■ EXERCISE AIM
Find all the lines with "this" and gather them.

** Begin RECORD SET **

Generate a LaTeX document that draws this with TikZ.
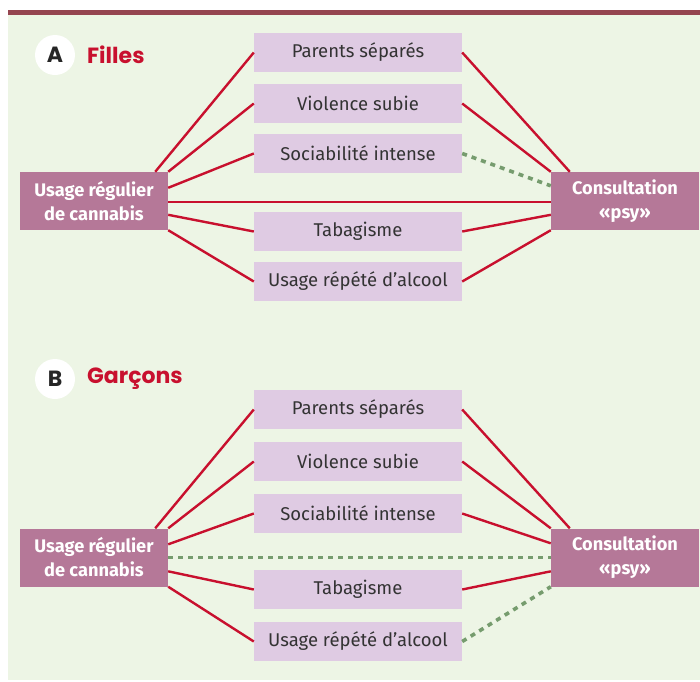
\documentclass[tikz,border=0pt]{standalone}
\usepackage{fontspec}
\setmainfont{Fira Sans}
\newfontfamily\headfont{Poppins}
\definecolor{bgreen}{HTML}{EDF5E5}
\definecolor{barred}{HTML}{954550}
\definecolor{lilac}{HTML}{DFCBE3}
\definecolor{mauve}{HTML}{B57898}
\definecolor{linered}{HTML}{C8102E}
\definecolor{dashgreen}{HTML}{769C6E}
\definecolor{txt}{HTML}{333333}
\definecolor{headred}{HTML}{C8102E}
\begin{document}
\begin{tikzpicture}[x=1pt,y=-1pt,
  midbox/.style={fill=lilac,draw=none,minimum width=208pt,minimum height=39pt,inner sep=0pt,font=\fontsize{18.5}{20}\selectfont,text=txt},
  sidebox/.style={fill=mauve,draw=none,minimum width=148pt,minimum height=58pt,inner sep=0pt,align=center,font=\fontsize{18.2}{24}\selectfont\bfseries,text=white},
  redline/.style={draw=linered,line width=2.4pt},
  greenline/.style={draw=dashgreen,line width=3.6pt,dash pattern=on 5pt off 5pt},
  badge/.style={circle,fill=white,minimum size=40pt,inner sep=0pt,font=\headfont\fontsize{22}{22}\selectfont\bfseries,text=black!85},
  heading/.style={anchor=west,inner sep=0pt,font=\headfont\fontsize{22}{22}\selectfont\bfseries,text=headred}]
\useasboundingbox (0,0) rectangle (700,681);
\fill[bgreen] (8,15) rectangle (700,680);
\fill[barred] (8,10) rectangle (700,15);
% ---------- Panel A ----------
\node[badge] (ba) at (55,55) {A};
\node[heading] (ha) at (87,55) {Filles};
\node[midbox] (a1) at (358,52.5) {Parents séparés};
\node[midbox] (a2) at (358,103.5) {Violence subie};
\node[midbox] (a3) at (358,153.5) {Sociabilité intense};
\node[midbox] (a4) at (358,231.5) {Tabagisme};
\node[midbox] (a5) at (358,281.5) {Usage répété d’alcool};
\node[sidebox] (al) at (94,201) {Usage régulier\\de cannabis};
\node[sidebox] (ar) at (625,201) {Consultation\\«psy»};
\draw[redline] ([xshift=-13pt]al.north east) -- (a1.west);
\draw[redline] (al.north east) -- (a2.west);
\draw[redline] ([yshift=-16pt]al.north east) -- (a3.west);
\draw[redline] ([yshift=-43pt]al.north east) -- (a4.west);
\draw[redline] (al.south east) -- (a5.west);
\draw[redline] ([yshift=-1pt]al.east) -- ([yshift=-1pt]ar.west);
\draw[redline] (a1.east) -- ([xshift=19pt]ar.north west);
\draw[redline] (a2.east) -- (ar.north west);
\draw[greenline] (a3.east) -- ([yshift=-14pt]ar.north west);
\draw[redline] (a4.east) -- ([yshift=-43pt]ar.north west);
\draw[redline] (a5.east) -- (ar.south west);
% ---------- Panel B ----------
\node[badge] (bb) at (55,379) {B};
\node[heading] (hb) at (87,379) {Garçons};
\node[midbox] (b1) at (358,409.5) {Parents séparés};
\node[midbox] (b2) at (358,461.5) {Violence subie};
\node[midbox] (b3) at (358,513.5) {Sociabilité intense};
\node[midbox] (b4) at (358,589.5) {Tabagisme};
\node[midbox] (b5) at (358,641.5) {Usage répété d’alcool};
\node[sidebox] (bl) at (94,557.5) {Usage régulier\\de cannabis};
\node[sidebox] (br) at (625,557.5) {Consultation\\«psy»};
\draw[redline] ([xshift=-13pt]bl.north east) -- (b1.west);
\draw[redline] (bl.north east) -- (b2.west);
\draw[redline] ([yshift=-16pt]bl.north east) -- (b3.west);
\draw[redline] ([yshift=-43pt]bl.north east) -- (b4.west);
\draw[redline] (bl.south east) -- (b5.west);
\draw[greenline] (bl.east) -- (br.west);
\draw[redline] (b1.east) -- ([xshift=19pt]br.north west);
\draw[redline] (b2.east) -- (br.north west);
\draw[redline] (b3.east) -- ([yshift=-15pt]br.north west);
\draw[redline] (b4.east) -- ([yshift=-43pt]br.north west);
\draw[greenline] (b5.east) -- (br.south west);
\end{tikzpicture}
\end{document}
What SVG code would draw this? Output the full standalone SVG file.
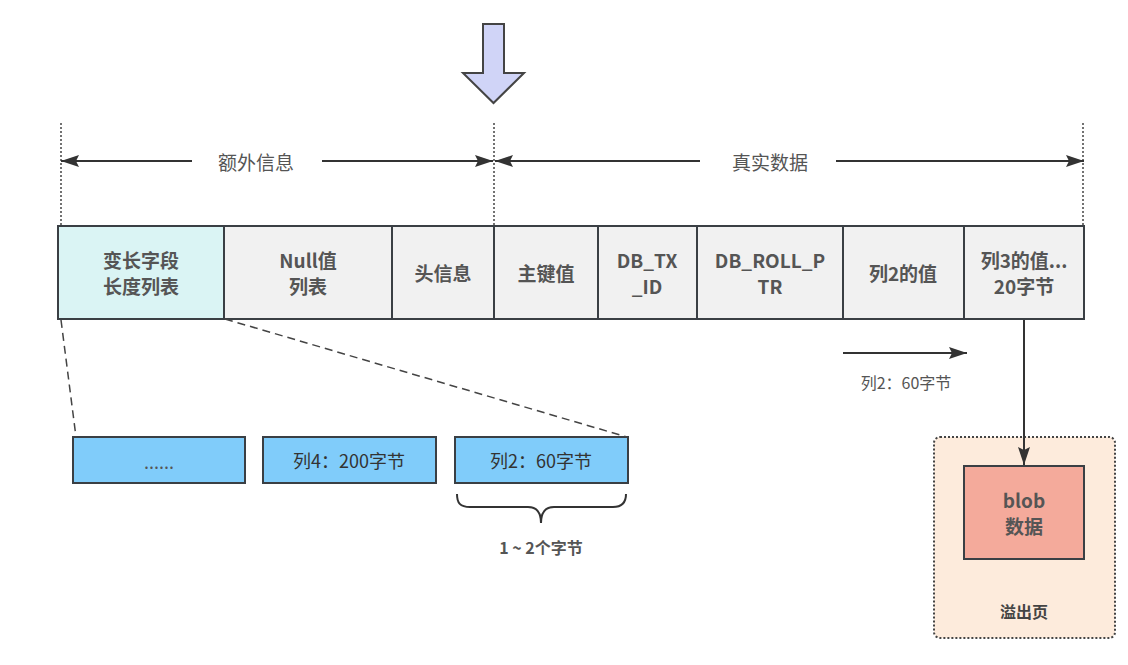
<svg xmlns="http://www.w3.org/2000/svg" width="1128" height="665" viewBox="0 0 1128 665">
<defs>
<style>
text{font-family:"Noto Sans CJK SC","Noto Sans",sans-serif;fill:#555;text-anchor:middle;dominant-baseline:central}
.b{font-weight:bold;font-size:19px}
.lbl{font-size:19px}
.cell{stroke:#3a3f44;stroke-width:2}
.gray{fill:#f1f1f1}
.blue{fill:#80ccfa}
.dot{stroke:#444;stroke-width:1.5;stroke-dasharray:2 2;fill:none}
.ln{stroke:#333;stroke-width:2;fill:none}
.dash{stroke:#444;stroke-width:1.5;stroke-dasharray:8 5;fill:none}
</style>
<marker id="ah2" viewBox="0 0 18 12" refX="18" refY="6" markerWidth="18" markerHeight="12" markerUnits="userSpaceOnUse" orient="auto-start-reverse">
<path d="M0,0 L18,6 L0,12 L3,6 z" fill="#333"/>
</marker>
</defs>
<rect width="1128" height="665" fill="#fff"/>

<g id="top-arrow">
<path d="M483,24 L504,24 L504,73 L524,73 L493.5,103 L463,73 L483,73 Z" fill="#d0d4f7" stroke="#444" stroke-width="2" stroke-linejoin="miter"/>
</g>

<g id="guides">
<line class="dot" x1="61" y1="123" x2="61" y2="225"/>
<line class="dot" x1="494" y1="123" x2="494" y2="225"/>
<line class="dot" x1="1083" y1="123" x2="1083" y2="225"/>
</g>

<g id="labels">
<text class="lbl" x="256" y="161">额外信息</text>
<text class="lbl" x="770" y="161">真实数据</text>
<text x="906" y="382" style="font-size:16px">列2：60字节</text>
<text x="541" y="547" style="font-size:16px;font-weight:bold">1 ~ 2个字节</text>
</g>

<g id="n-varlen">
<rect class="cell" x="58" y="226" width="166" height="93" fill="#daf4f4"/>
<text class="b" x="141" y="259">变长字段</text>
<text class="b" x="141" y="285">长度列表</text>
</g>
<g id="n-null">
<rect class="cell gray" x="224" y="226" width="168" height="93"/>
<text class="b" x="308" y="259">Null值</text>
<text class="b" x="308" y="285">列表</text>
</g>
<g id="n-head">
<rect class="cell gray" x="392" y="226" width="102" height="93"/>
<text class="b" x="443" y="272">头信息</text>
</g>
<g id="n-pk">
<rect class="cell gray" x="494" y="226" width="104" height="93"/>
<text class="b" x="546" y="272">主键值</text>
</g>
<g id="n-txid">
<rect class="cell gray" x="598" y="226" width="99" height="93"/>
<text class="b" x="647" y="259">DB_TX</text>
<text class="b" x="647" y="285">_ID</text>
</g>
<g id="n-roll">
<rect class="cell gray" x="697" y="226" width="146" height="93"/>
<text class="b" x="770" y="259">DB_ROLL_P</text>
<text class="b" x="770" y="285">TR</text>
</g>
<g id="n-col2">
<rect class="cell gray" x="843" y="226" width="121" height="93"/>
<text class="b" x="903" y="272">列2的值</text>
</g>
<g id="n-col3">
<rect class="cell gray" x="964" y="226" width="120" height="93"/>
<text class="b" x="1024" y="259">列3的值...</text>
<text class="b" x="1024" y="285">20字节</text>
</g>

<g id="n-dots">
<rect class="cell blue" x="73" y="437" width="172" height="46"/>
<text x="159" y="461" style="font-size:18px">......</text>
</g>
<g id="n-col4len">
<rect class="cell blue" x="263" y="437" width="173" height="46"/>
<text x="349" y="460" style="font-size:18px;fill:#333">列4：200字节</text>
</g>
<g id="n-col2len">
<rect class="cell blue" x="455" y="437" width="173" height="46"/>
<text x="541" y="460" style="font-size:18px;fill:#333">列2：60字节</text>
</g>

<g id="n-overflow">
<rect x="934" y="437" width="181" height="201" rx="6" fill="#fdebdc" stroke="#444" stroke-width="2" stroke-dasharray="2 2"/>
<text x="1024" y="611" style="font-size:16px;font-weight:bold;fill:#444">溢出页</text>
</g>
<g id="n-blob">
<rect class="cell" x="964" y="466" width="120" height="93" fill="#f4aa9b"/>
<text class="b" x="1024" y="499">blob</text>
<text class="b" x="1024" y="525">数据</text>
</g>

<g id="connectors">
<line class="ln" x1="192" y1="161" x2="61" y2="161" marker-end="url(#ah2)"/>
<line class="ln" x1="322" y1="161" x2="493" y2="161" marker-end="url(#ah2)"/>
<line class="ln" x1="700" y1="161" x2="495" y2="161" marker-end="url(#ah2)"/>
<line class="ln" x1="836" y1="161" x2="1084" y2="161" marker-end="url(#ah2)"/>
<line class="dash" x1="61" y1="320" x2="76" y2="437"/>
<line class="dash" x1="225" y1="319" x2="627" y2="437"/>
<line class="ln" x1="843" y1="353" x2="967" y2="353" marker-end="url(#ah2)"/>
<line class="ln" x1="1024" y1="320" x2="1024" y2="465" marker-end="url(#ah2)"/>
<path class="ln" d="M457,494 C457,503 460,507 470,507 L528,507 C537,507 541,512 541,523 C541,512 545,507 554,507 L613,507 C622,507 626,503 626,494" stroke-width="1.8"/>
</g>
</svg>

** End RECORD SET **

■ RESPONSE TO THE TASK
Generate a LaTeX document that draws this with TikZ.
What SVG code would draw this? Output the full standalone SVG file.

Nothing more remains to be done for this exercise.